Tags: China | economy | business | reform

China Details Reforms to Ease Grip on Economy

Friday, 15 Nov 2013 07:27 AM

China pledged more reforms to loosen the Communist authorities' grip on the world's second-largest economy, as leaders chart the way forward for the next decade.

The ruling party issued a document detailing economic reforms following a key meeting, known as the Third Plenum, which ended earlier this week.

The plans include requiring state firms to pay larger dividends to the government, and allowing private companies a bigger role in the economy, according to the document issued by the official Xinhua news agency.

The government will require 30 percent of earnings from "state capital" to be paid back to the public coffers and used for social security by 2020, it said.

China's 113 major state-owned enterprises directly under the central government typically pay 5 to 20 percent of their profits to the government in dividends, the part of a company's earnings distributed to shareholders.

"This will have an effect on facilitating a better competitive environment," ANZ Banking Group economist Liu Ligang said, adding it would make cash-rich SOEs allocate funds more rationally.

China moved to shut down or merge loss-making state firms in the late 1990s, leaving a smaller number, but with immense power over large sectors of the economy.

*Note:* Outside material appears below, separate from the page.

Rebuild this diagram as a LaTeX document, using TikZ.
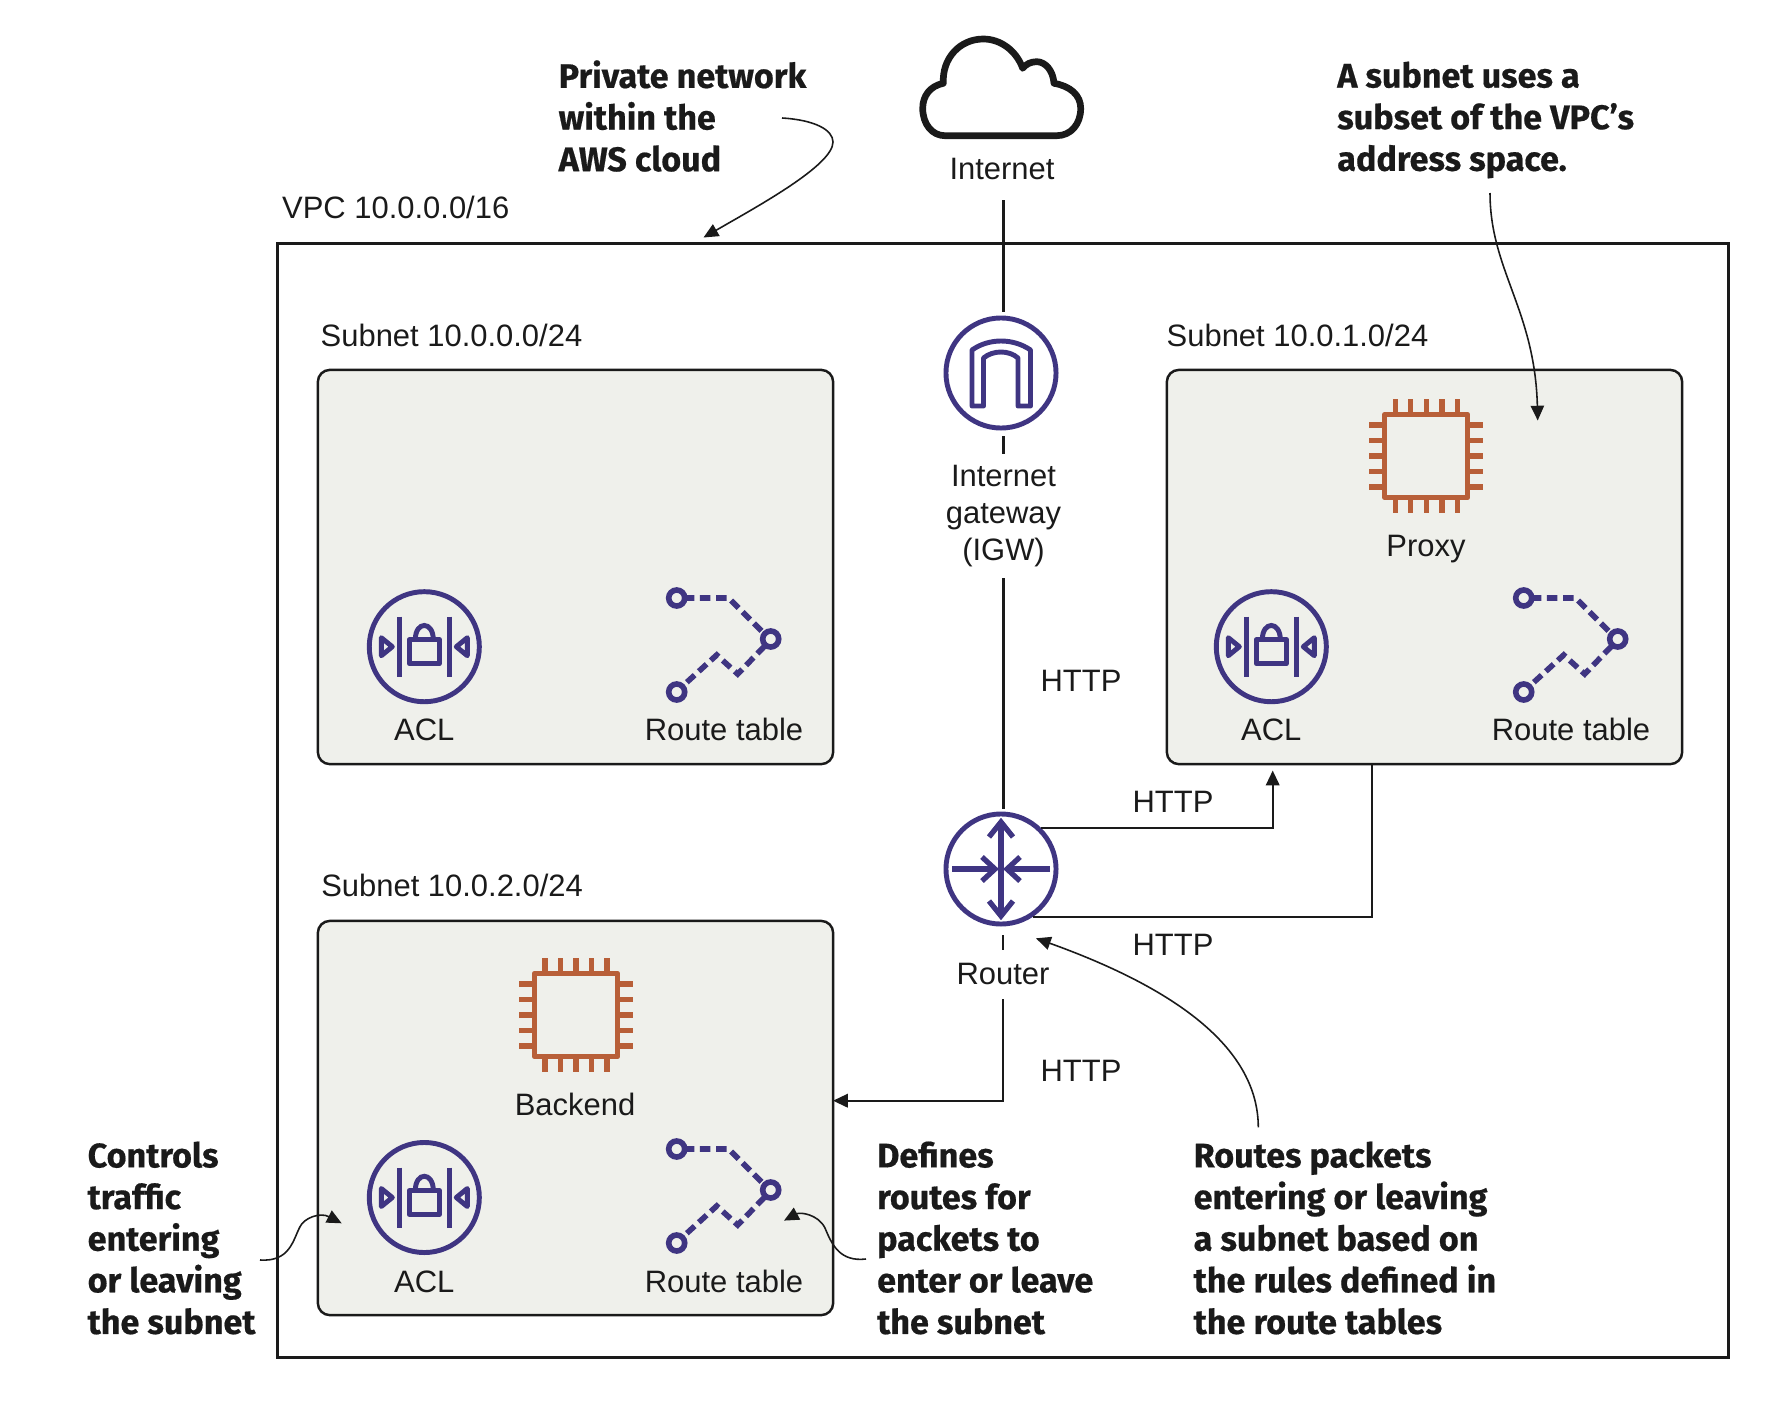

Further reforms have been made difficult by opposition from the state sector, which has been enriched by close ties to the government and lack of competition.

In acknowledgement of private firms, China will allow private capital to take equity stakes in state-funded projects, Xinhua said, but gave no proportion.

China will also allow the set up of smaller banks and financial institutions using private funds, the document said. The country currently has just a handful of private banks.

In the financial sphere, China will push forward liberalization of its interest rates and free convertibility of its yuan currency, the document said.

China currently sets deposit rates by administrative order, but the central bank began allowing banks to decide their own lending rates in July in a long-awaited move.

Beijing has repeatedly said it would push forward convertibility of the yuan, allowing the currency to be freely bought and sold, and with it the movement of funds into and out of China.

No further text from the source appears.